Gamma rays are the highest-energy part of the electromagnetic spectrum, which has radio waves at the opposite end and visible light towards the middle. As such, their astronomical sources include the most powerful objects in the universe, such as neutron stars and the births of black holes. For the last 15 years, the High Energy Stereoscopic System (HESS) has been surveying the Milky Way at extreme gamma-ray frequencies from Namibia.
The results have been reported in Astronomy and Astrophysics, along with 14 papers discussing some of the most interesting new finds. One paper deals with a strong gamma-ray source in a cluster of stars that includes LBV 1806-20, a blue giant star some 20-30 times the mass of the Sun, one of only a dozen luminous blue variable stars in the entire galaxy.
“The cluster of stars also harbors a rare, extremely magnetic, neutron star known as a magnetar,” Dr Gavin Rowell of the University of Adelaide said in a statement. Magnetars are major gamma-ray sources; “but we think the gamma-ray emission could be linked to the luminous blue variable star. If the source is the luminous blue variable star, it is the first time that gamma-ray emission has been linked to such a massive star.”
Rowell explained to IFLScience that the distribution of gamma-ray intensity HESS found closely matches the distribution of radio waves, where LBV 1806-20 is known to be the dominant local source.
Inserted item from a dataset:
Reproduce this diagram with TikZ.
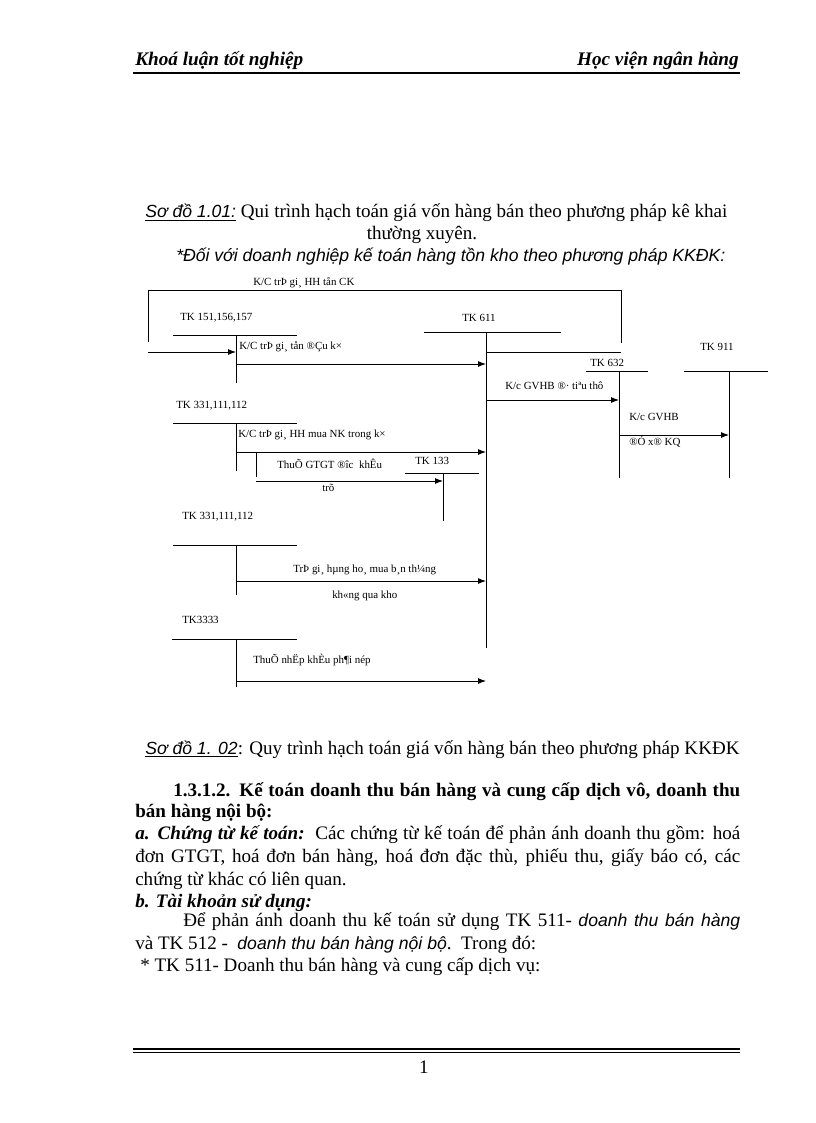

This makes it, rather than the magnetar, the most likely source. Rowell added that stars similar to LBV 1806-20 have been seen associated with gamma-ray emissions before, but since these stars usually exist in clusters with other extreme objects, such as supernova remnants, astronomers have attributed the emissions to known sources. This case could shake that belief.
LBV 1806-20 has a stellar wind 10,000 times as powerful as the Sun's. Rowell told IFLScience there was speculation decades ago such winds could accelerate particles to the speeds needed to release gamma rays when they collide. Since then attention has shifted to other possible sources, but Rowell thinks it might be time to revive that work.
Among the associated papers, Rowell highlights one describing three new circular features that are invisible to telescopes operating at other wavelengths. Rowell described these as a mystery, but said they might reflect the energy from supernova remnant shockwaves, possibly indicating a previously unknown stage in the evolution of supernova remnants.